Overlooking the dispute

Kiribati’s senior partner in PIPA, Conservation International of Arlington, Virginia, never challenged Tong’s compensation claims. With a staff of nearly 1,000, CI is one of the largest conservation organisations in the world. Its executive committee chairman is Wal-Mart’s head, Rob Walton, and its vice chair is the film star Harrison Ford.

CI’s senior vice president and chief scientist for oceans, Gregory Stone, who dived the Phoenix in 2000, proposed the idea of a giant reserve to Tong and helped Kiribati build a legal and financial infrastructure for PIPA.

Today, PIPA is CI’s biggest project, while Tong sits on CI’s board. CI’s website says the president “has gone further than almost anyone to protect the planet’s most pristine waters for the global good” and until recently called PIPA “completely off-limits to commercial fishing”.

In a series of phone calls, Stone brushed aside any questions of dishonesty and insisted that small countries like Kiribati needed sympathy and understanding to espouse conservation, not criticism. He said the negotiations over compensation were “progressing” and added, “Creating marine reserves takes time and patience.”

The management plan on PIPA’s website calls for CI to raise 13.5 million dollars by the end of 2014, after which another 25 percent of PIPA will be closed to fishing, for a total of 28 percent.

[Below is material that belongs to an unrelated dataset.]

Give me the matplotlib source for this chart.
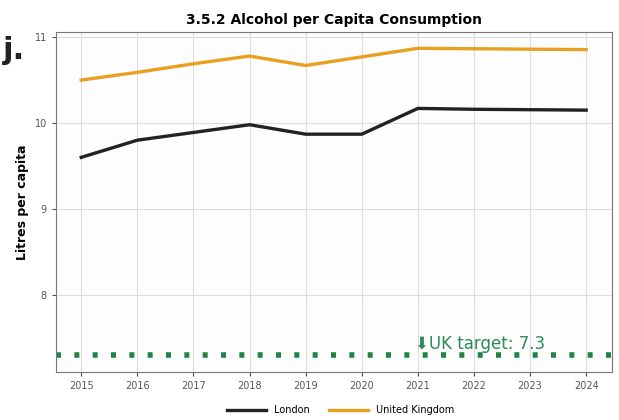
import matplotlib.pyplot as plt

years = [2015, 2016, 2017, 2018, 2019, 2020, 2021, 2022, 2023, 2024]
london = [9.60, 9.80, 9.89, 9.98, 9.87, 9.87, 10.17, 10.16, 10.155, 10.15]
uk = [10.50, 10.59, 10.69, 10.78, 10.67, 10.77, 10.87, 10.865, 10.86, 10.855]
target = 7.3

fig = plt.figure(figsize=(6.19, 4.2), dpi=100)
ax = fig.add_axes([56 / 619, 48 / 420, 556 / 619, 340 / 420])

ax.plot(years, london, color='#222222', lw=2.4, label='London')
ax.plot(years, uk, color='#E8A020', lw=2.4, label='United Kingdom')
ax.axhline(target, color='#1E8449', lw=4, ls=(0, (0.9, 2.4)))
ax.annotate('\u2b07UK target: 7.3', (2020.95, target + 0.02), color='#2E8B57',
            fontsize=12, va='bottom', ha='left')

ax.set_xlim(2014.55, 2024.46)
ax.set_ylim(7.1, 11.06)
ax.set_xticks(years)
ax.set_yticks([8, 9, 10, 11])
ax.tick_params(labelsize=7, colors='#555555', length=3)
ax.grid(color='#dddddd', lw=0.8)
ax.set_facecolor('#fdfdfd')
for s in ax.spines.values():
    s.set_color('#777777')
    s.set_linewidth(0.8)
ax.set_ylabel('Litres per capita', fontsize=9, fontweight='bold')
ax.set_title('3.5.2 Alcohol per Capita Consumption', fontsize=10, fontweight='bold', pad=6)

fig.text(0.005, 0.86, 'j.', fontsize=22, fontweight='bold', color='#222222')
fig.legend(loc='lower center', ncol=2, frameon=False, fontsize=7,
           bbox_to_anchor=(0.55, -0.01), handlelength=4)

fig.savefig('out.png', dpi=100)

Stone said he was optimistic he could raise the money, even though nearly a decade after fundraising began, the PIPA trust fund is still empty.

Jay Nelson, who recently retired as head of Pew’s Global Ocean Legacy program and was involved in creating several giant no-take reserves, said attracting such donations in today’s economic climate is unrealistic, especially since most people think the reserve is already closed.

“CI needs to admit that they won’t be able to raise that kind of money and tell President Tong to close it immediately so it lives up to its claim as a world-class marine reserve,” he said.